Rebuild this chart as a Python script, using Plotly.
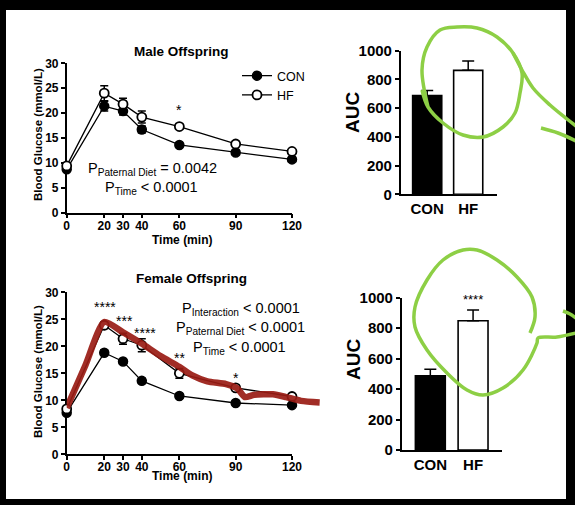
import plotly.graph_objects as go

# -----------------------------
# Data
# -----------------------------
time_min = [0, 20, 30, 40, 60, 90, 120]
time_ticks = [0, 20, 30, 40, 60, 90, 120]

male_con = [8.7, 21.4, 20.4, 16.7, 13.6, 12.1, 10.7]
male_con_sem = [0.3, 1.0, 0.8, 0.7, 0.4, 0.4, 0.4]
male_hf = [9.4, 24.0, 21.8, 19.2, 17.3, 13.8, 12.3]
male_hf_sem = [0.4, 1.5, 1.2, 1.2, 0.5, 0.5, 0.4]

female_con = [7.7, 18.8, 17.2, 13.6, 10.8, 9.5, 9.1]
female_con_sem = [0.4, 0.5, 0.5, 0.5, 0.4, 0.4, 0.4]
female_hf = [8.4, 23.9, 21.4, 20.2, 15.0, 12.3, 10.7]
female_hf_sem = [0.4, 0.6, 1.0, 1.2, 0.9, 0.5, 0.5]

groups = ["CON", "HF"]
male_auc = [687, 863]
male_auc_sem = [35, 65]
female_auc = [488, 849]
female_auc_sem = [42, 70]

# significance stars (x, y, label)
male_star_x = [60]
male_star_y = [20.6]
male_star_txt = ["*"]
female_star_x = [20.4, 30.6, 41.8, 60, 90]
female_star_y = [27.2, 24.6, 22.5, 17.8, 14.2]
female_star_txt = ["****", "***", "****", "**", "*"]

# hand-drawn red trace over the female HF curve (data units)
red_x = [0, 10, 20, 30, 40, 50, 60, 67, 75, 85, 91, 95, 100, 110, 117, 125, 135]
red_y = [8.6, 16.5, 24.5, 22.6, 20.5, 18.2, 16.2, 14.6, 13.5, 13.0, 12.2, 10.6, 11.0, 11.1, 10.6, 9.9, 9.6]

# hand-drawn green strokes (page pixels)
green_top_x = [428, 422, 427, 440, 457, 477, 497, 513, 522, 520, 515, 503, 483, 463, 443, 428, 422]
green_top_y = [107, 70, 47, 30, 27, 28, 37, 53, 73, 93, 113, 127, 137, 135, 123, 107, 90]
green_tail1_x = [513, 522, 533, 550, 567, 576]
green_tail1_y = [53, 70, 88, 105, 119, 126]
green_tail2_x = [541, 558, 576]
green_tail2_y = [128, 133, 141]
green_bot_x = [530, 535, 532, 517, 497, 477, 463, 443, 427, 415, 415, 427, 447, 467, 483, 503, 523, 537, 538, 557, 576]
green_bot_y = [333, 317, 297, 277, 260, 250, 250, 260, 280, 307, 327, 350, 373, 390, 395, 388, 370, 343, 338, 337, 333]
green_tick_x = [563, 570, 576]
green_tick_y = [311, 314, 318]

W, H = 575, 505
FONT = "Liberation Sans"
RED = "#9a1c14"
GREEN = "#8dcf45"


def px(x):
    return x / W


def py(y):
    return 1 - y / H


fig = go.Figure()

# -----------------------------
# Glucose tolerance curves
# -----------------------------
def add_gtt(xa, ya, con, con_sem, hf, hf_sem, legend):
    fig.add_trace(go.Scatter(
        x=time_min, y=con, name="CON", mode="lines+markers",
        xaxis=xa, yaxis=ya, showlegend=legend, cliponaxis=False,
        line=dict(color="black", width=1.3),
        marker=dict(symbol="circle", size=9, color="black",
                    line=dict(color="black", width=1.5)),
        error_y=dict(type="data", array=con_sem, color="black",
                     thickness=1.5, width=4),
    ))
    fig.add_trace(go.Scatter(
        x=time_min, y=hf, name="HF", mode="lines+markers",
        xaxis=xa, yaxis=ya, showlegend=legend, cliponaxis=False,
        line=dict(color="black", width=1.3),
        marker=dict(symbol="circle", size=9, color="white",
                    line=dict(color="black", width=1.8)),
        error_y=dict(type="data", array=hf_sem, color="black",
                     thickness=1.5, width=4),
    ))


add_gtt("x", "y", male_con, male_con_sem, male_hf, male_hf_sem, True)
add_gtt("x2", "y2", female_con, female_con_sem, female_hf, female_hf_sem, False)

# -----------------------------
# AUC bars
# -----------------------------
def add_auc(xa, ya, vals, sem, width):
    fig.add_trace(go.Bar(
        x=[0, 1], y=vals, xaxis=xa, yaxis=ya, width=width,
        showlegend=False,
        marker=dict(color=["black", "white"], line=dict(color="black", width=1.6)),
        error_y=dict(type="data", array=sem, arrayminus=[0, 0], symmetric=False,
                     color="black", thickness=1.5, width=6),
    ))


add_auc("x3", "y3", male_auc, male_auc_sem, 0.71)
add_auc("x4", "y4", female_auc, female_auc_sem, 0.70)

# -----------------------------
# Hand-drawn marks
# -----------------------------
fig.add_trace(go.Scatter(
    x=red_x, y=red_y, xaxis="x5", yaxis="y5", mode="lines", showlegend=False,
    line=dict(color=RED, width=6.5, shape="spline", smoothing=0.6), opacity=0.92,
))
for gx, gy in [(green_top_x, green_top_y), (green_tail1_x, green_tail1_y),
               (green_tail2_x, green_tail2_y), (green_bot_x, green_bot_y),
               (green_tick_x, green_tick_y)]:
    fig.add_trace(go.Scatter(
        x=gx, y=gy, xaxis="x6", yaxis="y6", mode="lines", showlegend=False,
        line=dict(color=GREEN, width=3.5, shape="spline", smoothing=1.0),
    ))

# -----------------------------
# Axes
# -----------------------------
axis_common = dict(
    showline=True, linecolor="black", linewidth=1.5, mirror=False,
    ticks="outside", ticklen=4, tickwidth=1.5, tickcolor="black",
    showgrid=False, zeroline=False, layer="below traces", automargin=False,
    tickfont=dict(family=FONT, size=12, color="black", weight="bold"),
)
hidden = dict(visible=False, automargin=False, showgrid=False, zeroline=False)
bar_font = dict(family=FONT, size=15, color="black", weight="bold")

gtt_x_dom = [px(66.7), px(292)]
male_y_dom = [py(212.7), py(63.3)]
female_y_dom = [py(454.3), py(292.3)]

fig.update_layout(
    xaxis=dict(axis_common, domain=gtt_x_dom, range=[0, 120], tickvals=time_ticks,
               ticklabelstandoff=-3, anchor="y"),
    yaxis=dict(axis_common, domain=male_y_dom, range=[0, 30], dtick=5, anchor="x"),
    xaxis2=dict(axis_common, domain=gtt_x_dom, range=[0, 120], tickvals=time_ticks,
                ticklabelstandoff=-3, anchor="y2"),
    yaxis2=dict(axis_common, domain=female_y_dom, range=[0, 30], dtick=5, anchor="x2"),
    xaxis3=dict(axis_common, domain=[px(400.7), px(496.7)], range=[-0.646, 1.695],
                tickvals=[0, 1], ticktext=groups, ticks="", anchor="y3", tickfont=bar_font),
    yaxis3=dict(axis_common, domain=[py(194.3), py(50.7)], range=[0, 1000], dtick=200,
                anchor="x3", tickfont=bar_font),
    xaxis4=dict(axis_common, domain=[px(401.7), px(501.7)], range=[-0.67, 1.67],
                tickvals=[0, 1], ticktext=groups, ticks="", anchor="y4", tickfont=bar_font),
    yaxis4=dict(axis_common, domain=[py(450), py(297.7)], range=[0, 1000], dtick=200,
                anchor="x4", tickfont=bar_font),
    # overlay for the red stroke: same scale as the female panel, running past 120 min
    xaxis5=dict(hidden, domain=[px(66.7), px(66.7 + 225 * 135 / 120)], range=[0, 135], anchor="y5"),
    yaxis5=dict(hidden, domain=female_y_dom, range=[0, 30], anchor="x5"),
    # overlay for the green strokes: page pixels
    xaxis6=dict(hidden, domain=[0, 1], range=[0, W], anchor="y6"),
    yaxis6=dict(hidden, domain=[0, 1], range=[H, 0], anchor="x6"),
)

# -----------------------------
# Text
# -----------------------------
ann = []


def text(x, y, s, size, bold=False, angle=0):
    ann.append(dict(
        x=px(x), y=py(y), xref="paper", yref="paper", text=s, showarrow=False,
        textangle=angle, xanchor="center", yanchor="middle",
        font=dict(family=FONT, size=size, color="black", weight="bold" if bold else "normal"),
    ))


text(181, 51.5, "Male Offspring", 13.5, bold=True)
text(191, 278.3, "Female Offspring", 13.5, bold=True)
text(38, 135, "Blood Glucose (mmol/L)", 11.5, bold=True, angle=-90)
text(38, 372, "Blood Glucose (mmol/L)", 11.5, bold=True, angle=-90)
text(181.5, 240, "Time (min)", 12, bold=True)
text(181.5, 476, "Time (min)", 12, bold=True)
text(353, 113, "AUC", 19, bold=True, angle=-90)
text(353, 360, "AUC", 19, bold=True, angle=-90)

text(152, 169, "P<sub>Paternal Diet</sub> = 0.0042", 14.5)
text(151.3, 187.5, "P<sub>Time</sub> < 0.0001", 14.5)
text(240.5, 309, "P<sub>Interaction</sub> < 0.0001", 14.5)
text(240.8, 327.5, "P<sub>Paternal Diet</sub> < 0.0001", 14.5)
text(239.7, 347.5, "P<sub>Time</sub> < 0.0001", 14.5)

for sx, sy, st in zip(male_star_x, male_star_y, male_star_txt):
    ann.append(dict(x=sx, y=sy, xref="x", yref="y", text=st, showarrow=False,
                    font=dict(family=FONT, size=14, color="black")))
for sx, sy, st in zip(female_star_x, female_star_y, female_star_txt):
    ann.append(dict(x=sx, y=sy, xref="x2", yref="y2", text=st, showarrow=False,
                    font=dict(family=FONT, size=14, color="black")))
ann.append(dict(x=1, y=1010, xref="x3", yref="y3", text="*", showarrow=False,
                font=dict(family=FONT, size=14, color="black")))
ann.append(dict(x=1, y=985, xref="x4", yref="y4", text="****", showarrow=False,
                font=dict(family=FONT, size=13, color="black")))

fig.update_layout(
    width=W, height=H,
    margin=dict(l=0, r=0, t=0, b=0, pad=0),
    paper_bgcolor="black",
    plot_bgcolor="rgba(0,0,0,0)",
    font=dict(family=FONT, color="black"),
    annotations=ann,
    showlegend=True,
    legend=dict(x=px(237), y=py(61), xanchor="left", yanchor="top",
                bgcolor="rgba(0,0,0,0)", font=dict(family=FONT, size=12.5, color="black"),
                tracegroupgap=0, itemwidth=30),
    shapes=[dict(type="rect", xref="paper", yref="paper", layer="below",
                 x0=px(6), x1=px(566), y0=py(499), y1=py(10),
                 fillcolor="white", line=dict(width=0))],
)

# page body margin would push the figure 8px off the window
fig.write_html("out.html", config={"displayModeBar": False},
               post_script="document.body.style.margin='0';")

──────

REQUEST
Leave the pictures out and reproduce exactly the lines from the top of the listing above through the line with "time_ticks = [0, 20, 30, 40, 60, 90, 120]".

RESULT
Rebuild this chart as a Python script, using Plotly.
import plotly.graph_objects as go

# -----------------------------
# Data
# -----------------------------
time_min = [0, 20, 30, 40, 60, 90, 120]
time_ticks = [0, 20, 30, 40, 60, 90, 120]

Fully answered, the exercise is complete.